— Submitted by UH alumna Jean Tokushige Yanagihara (UH Mānoa, BS, 1956)
On the bright Sunday Morning, December 7, 1941, as members of my family sat on the floor at the round dining table to enjoy breakfast before church service at ‘Aiea Hongwanji Temple, I was assigned to clean everyone’s shoes to put on for Sunday service.
I saw an airplane with the Japanese Hinotama being shot at from the ships docked below ‘Aiea at Pearl Harbor, so I yelled at the family still dining inside the house, “Japanese planes are coming and are being shot at!!!” We could see black smoke from Pearl Harbor and in the skies over Pearl Harbor.
My dad hurriedly ordered us all to round up food and clothing and to run up Pilikoa Street for safety, towards ‘Aiea Heights. The skies over Pearl Harbor were turning dark, from gun powder of Japanese planes and American planes that were beginning to be shot at.

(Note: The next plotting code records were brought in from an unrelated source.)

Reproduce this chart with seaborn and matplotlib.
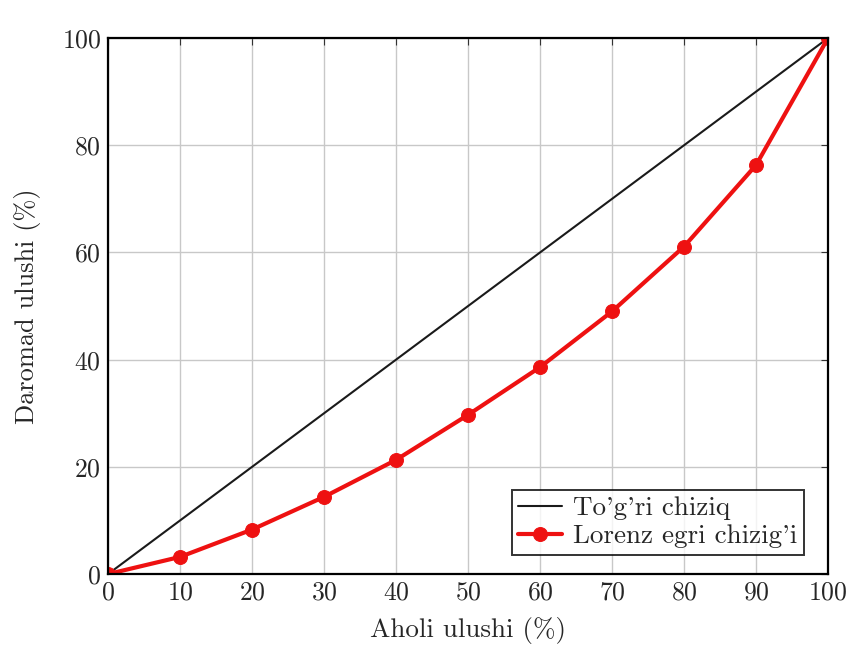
import matplotlib
matplotlib.use("Agg")
import matplotlib.pyplot as plt
import numpy as np
import pandas as pd
import seaborn as sns

# population share (%) and income share (%)
population = [0, 10, 20, 30, 40, 50, 60, 70, 80, 90, 100]
equality = [0, 10, 20, 30, 40, 50, 60, 70, 80, 90, 100]
lorenz = [0, 3.2, 8.3, 14.4, 21.3, 29.7, 38.6, 49.0, 61.1, 76.3, 100]
x_ticks = [0, 10, 20, 30, 40, 50, 60, 70, 80, 90, 100]
y_ticks = [0, 20, 40, 60, 80, 100]

sns.set_style("white")
plt.rcParams['font.family'] = ['cmr10', 'DejaVu Serif']
plt.rcParams['axes.formatter.use_mathtext'] = True
plt.rcParams['mathtext.fontset'] = 'cm'

df = pd.DataFrame({'x': population, 'eq': equality, 'lz': lorenz})

fig = plt.figure(figsize=(8.51, 6.45), dpi=100)
ax = fig.add_axes([0.127, 0.110, 0.846, 0.831])

sns.lineplot(data=df, x='x', y='eq', ax=ax, color='#1a1a1a', linewidth=1.5,
             label="To'g'ri chiziq")
sns.lineplot(data=df, x='x', y='lz', ax=ax, color='#ee1111', linewidth=3.0,
             marker='o', markersize=10, markeredgecolor='#ee1111',
             label="Lorenz egri chizig'i")

ax.set_xlim(0, 100)
ax.set_ylim(0, 100)
ax.set_xticks(x_ticks)
ax.set_yticks(y_ticks)
ax.grid(True, color='#c8c8c8', linewidth=1.0)
ax.tick_params(direction='in', length=5, labelsize=18.5, color='#333333',
               top=True, right=True, pad=5)
for s in ax.spines.values():
    s.set_color('black')
    s.set_linewidth(1.6)

ax.set_xlabel('Aholi ulushi (%)', fontsize=19.5, labelpad=9)
ax.set_ylabel('Daromad ulushi (%)', fontsize=19, labelpad=15)

leg = ax.legend(loc='lower right', fontsize=19.5, frameon=True, fancybox=False,
                edgecolor='black', borderpad=0.25, handlelength=1.6,
                handletextpad=0.4, labelspacing=0.15,
                bbox_to_anchor=(0.985, 0.01))
leg.get_frame().set_linewidth(1.4)

fig.savefig('out.png', dpi=100)
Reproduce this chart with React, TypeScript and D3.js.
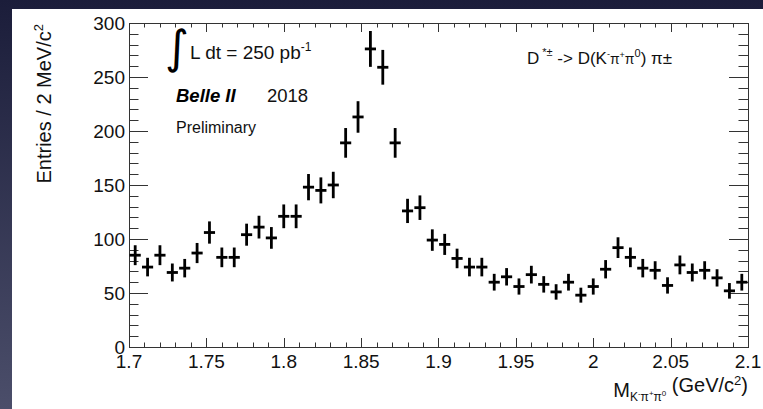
import React from 'react';
import * as d3 from 'd3';

const binCenters = [
  1.704, 1.712, 1.72, 1.728, 1.736, 1.744, 1.752, 1.76, 1.768, 1.776,
  1.784, 1.792, 1.8, 1.808, 1.816, 1.824, 1.832, 1.84, 1.848, 1.856,
  1.864, 1.872, 1.88, 1.888, 1.896, 1.904, 1.912, 1.92, 1.928, 1.936,
  1.944, 1.952, 1.96, 1.968, 1.976, 1.984, 1.992, 2.0, 2.008, 2.016,
  2.024, 2.032, 2.04, 2.048, 2.056, 2.064, 2.072, 2.08, 2.088, 2.096,
];
const entries = [
  85, 74, 85, 69, 73, 87, 106, 83, 83, 104,
  111, 101, 121, 121, 148, 145, 150, 189, 213, 276,
  259, 189, 126, 129, 99, 95, 82, 74, 74, 60,
  65, 56, 67, 58, 51, 60, 48, 56, 72, 92,
  83, 73, 71, 57, 76, 69, 71, 64, 52, 60,
];
const binHalfWidth = 0.0036;
const xTickValues = [1.7, 1.75, 1.8, 1.85, 1.9, 1.95, 2.0, 2.05, 2.1];
const xTickLabels = ['1.7', '1.75', '1.8', '1.85', '1.9', '1.95', '2', '2.05', '2.1'];
const yTickValues = [0, 50, 100, 150, 200, 250, 300];

const W = 763, H = 409;
const L = 129, R = 748, T = 23, B = 347;
const FONT = '"Liberation Sans", Arial, Helvetica, sans-serif';

export default function App() {
  const x = d3.scaleLinear().domain([1.7, 2.1]).range([L, R]);
  const y = d3.scaleLinear().domain([0, 300]).range([B, T]);
  const xMinor = d3.range(0, 41).map((i) => 1.7 + i * 0.01);
  const yMinor = d3.range(0, 31).map((i) => i * 10);
  const isMajorX = (v: number) => Math.abs(v * 20 - Math.round(v * 20)) < 1e-6;
  const isMajorY = (v: number) => v % 50 === 0;

  return (
    <svg width={W} height={H} style={{ position: 'absolute', left: 0, top: 0 }}>
      <defs>
        <linearGradient id="bg" x1="0" y1="0" x2="0" y2="1">
          <stop offset="0" stopColor="#1b1d3a" />
          <stop offset="1" stopColor="#4b4e6a" />
        </linearGradient>
      </defs>
      <rect x={0} y={0} width={W} height={H} fill="url(#bg)" />
      <rect x={12} y={9} width={W - 12} height={H - 9} fill="#ffffff" />

      {/* ticks */}
      <g stroke="#333" strokeWidth={1}>
        {xMinor.map((v, i) => {
          const len = isMajorX(v) ? 9 : 4.5;
          const px = Math.round(x(v)) + 0.5;
          return (
            <g key={'xt' + i}>
              <line x1={px} x2={px} y1={B} y2={B - len} />
              <line x1={px} x2={px} y1={T} y2={T + len} />
            </g>
          );
        })}
        {yMinor.map((v, i) => {
          const len = isMajorY(v) ? 19 : 9.5;
          const py = Math.round(y(v)) + 0.5;
          return (
            <g key={'yt' + i}>
              <line x1={L} x2={L + len} y1={py} y2={py} />
              <line x1={R} x2={R - len} y1={py} y2={py} />
            </g>
          );
        })}
        <rect x={L + 0.5} y={T + 0.5} width={R - L} height={B - T} fill="none" />
      </g>

      {/* tick labels */}
      <g fontFamily={FONT} fontSize={19} fill="#111">
        {xTickValues.map((v, i) => (
          <text key={'xl' + i} x={x(v)} y={368} textAnchor="middle">{xTickLabels[i]}</text>
        ))}
        {yTickValues.map((v, i) => (
          <text key={'yl' + i} x={125} y={y(v) + 7} textAnchor="end">{v}</text>
        ))}
      </g>

      {/* axis titles */}
      <text fontFamily={FONT} fontSize={20} fill="#111" textAnchor="end"
        transform={`translate(51,${T + 1}) rotate(-90)`}>
        Entries / 2 MeV/c<tspan dy={-8} fontSize={13}>2</tspan>
      </text>
      <text fontFamily={FONT} fontSize={20} fill="#111" x={R} y={397} textAnchor="end">
        M<tspan dy={4} fontSize={12}>K</tspan><tspan dy={-5} fontSize={8}>-</tspan><tspan dy={5} fontSize={12}>π</tspan><tspan dy={-5} fontSize={8}>+</tspan><tspan dy={5} fontSize={12}>π</tspan><tspan dy={-5} fontSize={8}>0</tspan><tspan dy={-4}> (GeV/c</tspan><tspan dy={-7} fontSize={13}>2</tspan><tspan dy={7}>)</tspan>
      </text>

      {/* data points */}
      <g stroke="#000" strokeWidth={2.8}>
        {entries.map((n, i) => {
          const cx = x(binCenters[i]);
          const cy = y(n);
          const e = Math.sqrt(n);
          return (
            <g key={'p' + i}>
              <line x1={cx} x2={cx} y1={y(n + e)} y2={y(n - e)} />
              <line x1={x(binCenters[i] - binHalfWidth)} x2={x(binCenters[i] + binHalfWidth)} y1={cy} y2={cy} />
            </g>
          );
        })}
      </g>

      {/* annotations */}
      <text fontFamily='"DejaVu Sans", sans-serif' fontSize={46} fill="#000" x={165} y={63}>∫</text>
      <text fontFamily={FONT} fontSize={19} fill="#111" x={190} y={59}>
        L dt = 250 pb<tspan dy={-8} fontSize={12}>-1</tspan>
      </text>
      <text fontFamily={FONT} fontSize={18.5} fontWeight="bold" fontStyle="italic" fill="#000" x={176} y={102}>Belle II</text>
      <text fontFamily={FONT} fontSize={18.5} fill="#111" x={267} y={102}>2018</text>
      <text fontFamily={FONT} fontSize={16} fill="#111" x={176} y={133}>Preliminary</text>
      <text fontFamily={FONT} fontSize={17} fill="#111" x={527} y={64}>
        D<tspan dx={3} dy={-8} fontSize={11}>*±</tspan><tspan dy={8}> -&gt; D(K</tspan><tspan dy={-7} fontSize={9}>-</tspan><tspan dy={7} fontSize={14}>π</tspan><tspan dy={-6} fontSize={9}>+</tspan><tspan dy={6} fontSize={14}>π</tspan><tspan dy={-7} fontSize={11}>0</tspan><tspan dy={7}>) π±</tspan>
      </text>
    </svg>
  );
}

Neighbors were all helping each other to carry food and water up the hill on ‘Aiea Heights. Some very generous Filipino families provided us with food and water to sustain our family on that morning. Many of the men had the task of supplying the people and therefore made multiple trips up and down the hills in Aiea!!!! We all survived the attack that morning with many ships going down and sinking in the battle between enemy airplanes and American ships being bombed.
We slept on the hills in ‘Aiea overnight, with men going up and down and watching what the battle had wrought.
The following morning, we were still not aware of the devastation of Pearl Harbor and the great loss of lives of military men and officers from Sunday morning’s attack on Pearl Harbor, with Ships sinking before our eyes. Black smoke.
Some medical professionals who had answered the “call” for HELP at Pearl Harbor were unable to get their lives together after witnessing such horror of so many lives being lost. They tried with all their might to erase the pain and suffering and damages but eventually took their lives to be able to erase it from their minds.
One story remains that a Japanese pilot in his plane was shot down where it is presently at ‘Aiea Ball Park. A bomb was dug out of our yard between Mr. Chaves’ home and our house after the war. In a darkened home due to “rules of air raid,” our family stood in the middle bedroom, when bullets came through the overhead roof to barely miss my eldest sister’s shoulder.
Those bullets were kept for a long time for remembrance in a jar. We remember the bomb shelter every home had built in the backyard and supplied with bottles of water. Remember those gas masks with straps that we had to carry daily hanging on our shoulders? Long lines to purchase food at markets?
Pearl Harbor was no longer a source of food for our community. It became a reminder that “at dawn we slept” and the loss of many hundreds and hundreds and hundreds of lives. AND, the beginning go World War TWO.